Por ejemplo también, con el comienzo de la faena de muleta, otra vez el hombre instalado en ese lugar del ruedo donde la moneda se lanza a cara o cruz y que, con igual designio, se pasa por la espalda la arrancada lejana del burel, sereno, seguro y desafiante. La quietud como máxima innegociable de una faena que alcanzó su cima a diestras, en el toreo en redondo del extremeño, que fue tallando la dimensión de cada tanda hasta llegar al punto pretendido de que todas ellas fueran según su voluntad. Todo iba como tantas veces entre Miguel Ángel Perera y Algeciras. El torero imponiéndose a la falta de entrega del burel, que no humilló nunca por el lado izquierdo, a pesar de lo cual se metió entre sus pitones para dejarse tocar por ellos de los muslos hacia arriba, sin corregir su posición, sino dominándola. Su espacio y el del toro. Apabullante, con el cuerpo más firme y más por delante puesto que la misma muleta. Exhibición de valor seco y sincero. Y el público, entregado a la entrega sincera del hombre. Todo iba como siempre a falta sólo de la rúbrica, pero fue ahí donde llegó el borrón. Feo y doloroso, de ésos que, como expresó Perera en su misma expresión, amargan al torero antes que a nadie. El meticasa no dio ya margen a nada y Miguel Ángel caminó enfadado buscando tablas sabiendo del borrón a su obra. Pero fue un accidente, de los que pasan tantas veces y que, es verdad, nublan, antes que nada, la propia satisfacción del torero que antes había hecho todo lo relatado volcando, como tantas veces, la plaza de su parte. Era de dos orejas con fuerza, pero todo se emborronó.
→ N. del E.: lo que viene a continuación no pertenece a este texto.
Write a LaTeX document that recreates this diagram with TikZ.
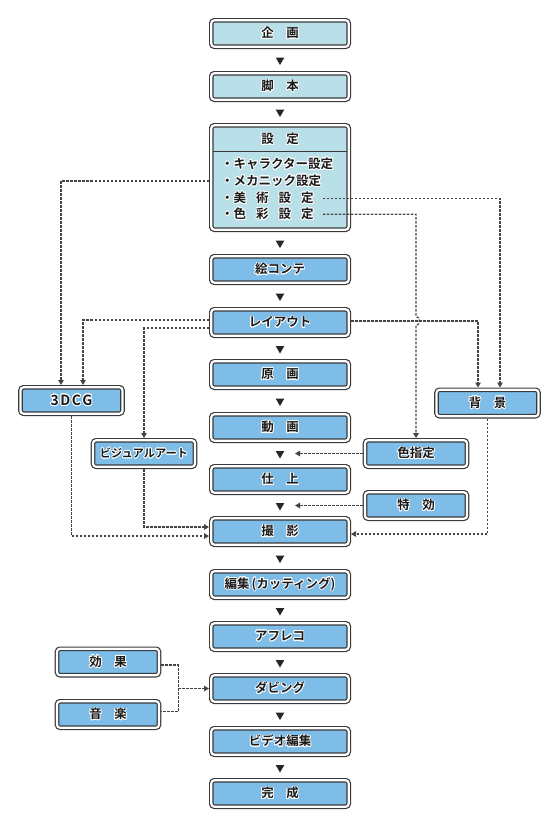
\documentclass[tikz,border=0pt]{standalone}
\usepackage{fontspec}
\setmainfont{Noto Sans CJK JP}[BoldFont={Noto Sans CJK JP Bold}]
\usepackage{contour}
\contourlength{0.8bp}
\usetikzlibrary{arrows.meta,shapes.geometric}
\definecolor{bd}{HTML}{3A3A3A}
\definecolor{lite}{HTML}{B9DFE8}
\definecolor{blu}{HTML}{7DBDE8}
\definecolor{ln}{HTML}{444444}
\definecolor{tx}{HTML}{1A1A1A}
\newcommand\lbl[1]{\contour{white}{#1}}
\tikzset{
  box/.style={draw=bd, line width=1.2bp, double=white, double distance=2.2bp,
    rounded corners=3bp, inner sep=0pt, outer sep=2.3bp, minimum height=26.4bp,
    text=tx, font=\bfseries\fontsize{12.5bp}{14bp}\selectfont},
  mainbox/.style={box, fill=blu, minimum width=137.4bp},
  litebox/.style={mainbox, fill=lite},
  sidebox/.style={box, fill=blu, minimum width=102bp},
  item/.style={anchor=west, inner sep=0pt, text=tx, font=\bfseries\fontsize{12.5bp}{14bp}\selectfont},
  tri/.style={regular polygon, regular polygon sides=3, shape border rotate=180,
    fill=black!85, inner sep=0pt, minimum size=10bp},
  dl/.style={draw=ln, line width=1.3bp, dash pattern=on 2.5bp off 1.5bp},
  dla/.style={dl, -{Triangle[length=5bp,width=5.5bp]}}
}
\begin{document}
\begin{tikzpicture}[x=1bp,y=-1bp]
\useasboundingbox[fill=white] (0,0) rectangle (558,828);
% main column
\node[litebox] (kik) at (280,33.5) {\lbl{企　画}};
\node[litebox] (kya) at (280,86.5) {\lbl{脚　本}};
\node[litebox, minimum height=104.4bp] (set) at (280,177.5) {};
\node[item, anchor=center] (seth) at (280,139.5) {\lbl{設　定}};
\coordinate (divy) at (280,151.7);
\draw[bd, line width=1.2bp] ([xshift=4bp]set.west |- divy) -- ([xshift=-4bp]set.east |- divy);
\node[item] (chr) at (221,164.3) {\lbl{・キャラクター設定}};
\node[item] (mek) at (221,181) {\lbl{・メカニック設定}};
\node[item] (bij) at (221,198.3) {\lbl{・美\hspace{10bp}術\hspace{10bp}設\hspace{10bp}定}};
\node[item] (shi) at (221,214.3) {\lbl{・色\hspace{10bp}彩\hspace{10bp}設\hspace{10bp}定}};
\node[mainbox] (eco) at (280,269.5) {\lbl{絵コンテ}};
\node[mainbox] (lay) at (280,322.5) {\lbl{レイアウト}};
\node[mainbox] (gen) at (280,374.5) {\lbl{原　画}};
\node[mainbox] (dou) at (280,427.5) {\lbl{動　画}};
\node[mainbox] (shia) at (280,479.5) {\lbl{仕　上}};
\node[mainbox] (sat) at (280,531.5) {\lbl{撮　影}};
\node[mainbox] (hen) at (280,584.5) {\lbl{編集\,(カッティング)}};
\node[mainbox] (afu) at (280,636.5) {\lbl{アフレコ}};
\node[mainbox] (dub) at (280,688.5) {\lbl{ダビング}};
\node[mainbox] (vid) at (280,741.5) {\lbl{ビデオ編集}};
\node[mainbox] (kan) at (280,793.5) {\lbl{完　成}};
% flow triangles
\node[tri] (t1) at (280,60) {};
\node[tri] (t2) at (280,112) {};
\node[tri] (t3) at (280,243) {};
\node[tri] (t4) at (280,296) {};
\node[tri] (t5) at (280,348.5) {};
\node[tri] (t6) at (280,401) {};
\node[tri] (t7) at (280,453.5) {};
\node[tri] (t8) at (280,505.5) {};
\node[tri] (t9) at (280,558) {};
\node[tri] (t10) at (280,610.5) {};
\node[tri] (t11) at (280,662.5) {};
\node[tri] (t12) at (280,715) {};
\node[tri] (t13) at (280,767.5) {};
% side boxes
\node[sidebox, font=\bfseries\fontsize{14bp}{16bp}\selectfont] (cg) at (71.5,400.5) {\lbl{3\kern1.5bp D\kern1.5bp C\kern1.5bp G}};
\node[sidebox, font=\bfseries\fontsize{11.25bp}{13bp}\selectfont] (vis) at (144,453.5) {\lbl{ビジュアルアート}};
\node[sidebox] (bg) at (487.5,403) {\lbl{背　景}};
\node[sidebox] (iro) at (416,453.5) {\lbl{色指定}};
\node[sidebox] (tok) at (416,505.5) {\lbl{特　効}};
\node[sidebox] (kou) at (108,662) {\lbl{効　果}};
\node[sidebox] (ong) at (108,714.5) {\lbl{音　楽}};
% connectors
\draw[dla] (set.west |- mek) -| ([xshift=-10.5bp]cg.north);
\draw[dla] ([yshift=2.5bp]lay.west) -| ([xshift=11.5bp]cg.north);
\draw[dla] ([yshift=-5.5bp]lay.west) -| (vis.north);
\draw[dla] ([yshift=1.5bp]lay.east) -| ([xshift=-9.5bp]bg.north);
\draw[dla] ([xshift=9bp]bij.east) -| ([xshift=12.5bp]bg.north);
\coordinate (cr) at ([yshift=1.5bp]lay.east -| iro.north);
\draw[dla] ([xshift=9bp]shi.east) -| ([yshift=4.5bp]cr)
  to[out=0,in=0,looseness=1.3] ([yshift=-4.5bp]cr) -- (iro.north);
\draw[dla] (cg.south) |- ([yshift=-4.5bp]sat.west);
\draw[dla] (vis.south) |- ([yshift=4.5bp]sat.west);
\draw[dla] (bg.south) |- ([yshift=-2.5bp]sat.east);
\coordinate (p1) at ([xshift=15bp]t7.center);
\coordinate (p2) at ([xshift=15bp]t8.center);
\draw[dla] (iro.west) -- (p1);
\draw[dla] (tok.west) -- (p2);
\coordinate (jn) at ([xshift=17bp]kou.east |- dub.west);
\draw[dl] ([yshift=-3bp]kou.east) -| (jn) |- ([yshift=3bp]ong.east);
\draw[dla] (jn) -- (dub.west);
\end{tikzpicture}
\end{document}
Como en éste, Perera ya le había cortado una oreja a su primer toro de Santiago Domecq, que fue noble, y al que aprovechó con el capote en un apretado quite por chicuelinas para luego lucirlo de largo en la apertura del trasteo con la muleta. Faena variada y muy inspirada, bajo las premisas de la profundidad, la quietud, el temple y la ligazón. Y de la conexión siempre con el tendido: esa química tan especial entre Miguel Ángel y Las Palomas. En éste, se desmonteró Javier Ambel tras un excelente tercio de banderillas, como luego en el cuarto Curro Javier, después de dos soberbios pares que puso la plaza en pie.
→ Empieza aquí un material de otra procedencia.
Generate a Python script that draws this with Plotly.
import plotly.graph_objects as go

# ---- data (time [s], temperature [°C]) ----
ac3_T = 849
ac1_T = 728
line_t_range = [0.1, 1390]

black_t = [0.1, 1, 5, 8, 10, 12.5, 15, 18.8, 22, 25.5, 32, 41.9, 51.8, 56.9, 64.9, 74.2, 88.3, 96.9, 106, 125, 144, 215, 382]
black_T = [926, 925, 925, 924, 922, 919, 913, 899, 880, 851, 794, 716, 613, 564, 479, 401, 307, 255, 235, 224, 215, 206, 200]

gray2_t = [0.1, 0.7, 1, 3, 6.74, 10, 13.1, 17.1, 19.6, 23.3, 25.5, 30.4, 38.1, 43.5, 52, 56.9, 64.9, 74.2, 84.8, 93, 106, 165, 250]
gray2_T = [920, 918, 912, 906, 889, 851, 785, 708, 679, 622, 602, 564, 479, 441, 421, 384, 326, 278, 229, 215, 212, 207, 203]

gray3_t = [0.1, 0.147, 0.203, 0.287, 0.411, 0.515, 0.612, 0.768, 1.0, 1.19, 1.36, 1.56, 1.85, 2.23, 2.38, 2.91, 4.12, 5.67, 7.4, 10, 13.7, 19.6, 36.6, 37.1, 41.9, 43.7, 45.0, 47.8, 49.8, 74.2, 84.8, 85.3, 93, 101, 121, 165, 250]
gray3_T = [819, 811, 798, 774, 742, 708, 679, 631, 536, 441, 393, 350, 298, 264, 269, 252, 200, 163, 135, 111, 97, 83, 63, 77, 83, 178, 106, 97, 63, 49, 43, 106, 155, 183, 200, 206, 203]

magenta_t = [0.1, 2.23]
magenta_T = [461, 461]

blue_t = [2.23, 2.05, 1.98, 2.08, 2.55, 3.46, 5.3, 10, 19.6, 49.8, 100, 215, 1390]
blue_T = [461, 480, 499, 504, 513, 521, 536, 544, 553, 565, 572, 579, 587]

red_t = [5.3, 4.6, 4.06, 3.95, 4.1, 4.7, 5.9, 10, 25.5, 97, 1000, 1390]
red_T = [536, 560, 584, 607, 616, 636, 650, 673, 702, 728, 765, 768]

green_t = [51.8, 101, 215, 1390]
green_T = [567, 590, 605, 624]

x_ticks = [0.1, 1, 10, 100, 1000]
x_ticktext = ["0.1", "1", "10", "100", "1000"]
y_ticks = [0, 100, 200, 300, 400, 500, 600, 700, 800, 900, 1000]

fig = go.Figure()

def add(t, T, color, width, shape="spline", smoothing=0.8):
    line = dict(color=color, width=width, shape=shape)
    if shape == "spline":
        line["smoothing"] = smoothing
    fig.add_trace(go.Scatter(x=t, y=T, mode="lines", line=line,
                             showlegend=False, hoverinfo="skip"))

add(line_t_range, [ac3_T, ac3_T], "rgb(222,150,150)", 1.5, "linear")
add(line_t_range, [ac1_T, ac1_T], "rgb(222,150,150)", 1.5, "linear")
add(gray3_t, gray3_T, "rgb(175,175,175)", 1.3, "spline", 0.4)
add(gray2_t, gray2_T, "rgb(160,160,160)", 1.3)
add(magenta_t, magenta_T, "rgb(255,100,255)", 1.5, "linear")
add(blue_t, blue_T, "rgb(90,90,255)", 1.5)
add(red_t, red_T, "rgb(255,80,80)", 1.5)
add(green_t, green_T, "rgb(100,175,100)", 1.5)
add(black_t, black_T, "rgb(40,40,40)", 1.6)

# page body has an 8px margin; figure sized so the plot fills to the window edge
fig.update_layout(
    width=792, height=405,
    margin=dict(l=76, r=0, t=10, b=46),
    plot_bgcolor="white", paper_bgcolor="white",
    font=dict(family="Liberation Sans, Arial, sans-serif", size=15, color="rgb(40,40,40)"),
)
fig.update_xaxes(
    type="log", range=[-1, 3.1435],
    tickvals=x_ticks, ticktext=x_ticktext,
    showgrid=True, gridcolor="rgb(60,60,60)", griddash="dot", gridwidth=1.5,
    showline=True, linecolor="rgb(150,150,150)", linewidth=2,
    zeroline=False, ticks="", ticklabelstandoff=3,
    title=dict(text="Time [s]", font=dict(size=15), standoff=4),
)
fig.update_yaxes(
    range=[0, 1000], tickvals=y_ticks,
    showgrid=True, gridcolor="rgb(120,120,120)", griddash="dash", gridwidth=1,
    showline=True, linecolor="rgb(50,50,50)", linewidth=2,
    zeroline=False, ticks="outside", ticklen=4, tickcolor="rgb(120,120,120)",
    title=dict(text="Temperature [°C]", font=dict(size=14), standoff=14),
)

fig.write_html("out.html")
Y como siempre, se despidió Perera de Algeciras tomando un puñado de albero y besándolo antes de llevárselo al corazón. Y se marchó a hombros por la puerta grande tras la que siempre aguarda el maestro Miguelín. En el cincuenta cumpleaños de su plaza, Miguel Ángel Perera renovó su idilio con ella para seguir ganándose el derecho de, como don Miguel Mateo, sentirse un poco ojito derecho de Las Palomas. Fruto de tantas cosas como siempre han pasado entre ellos. También hoy.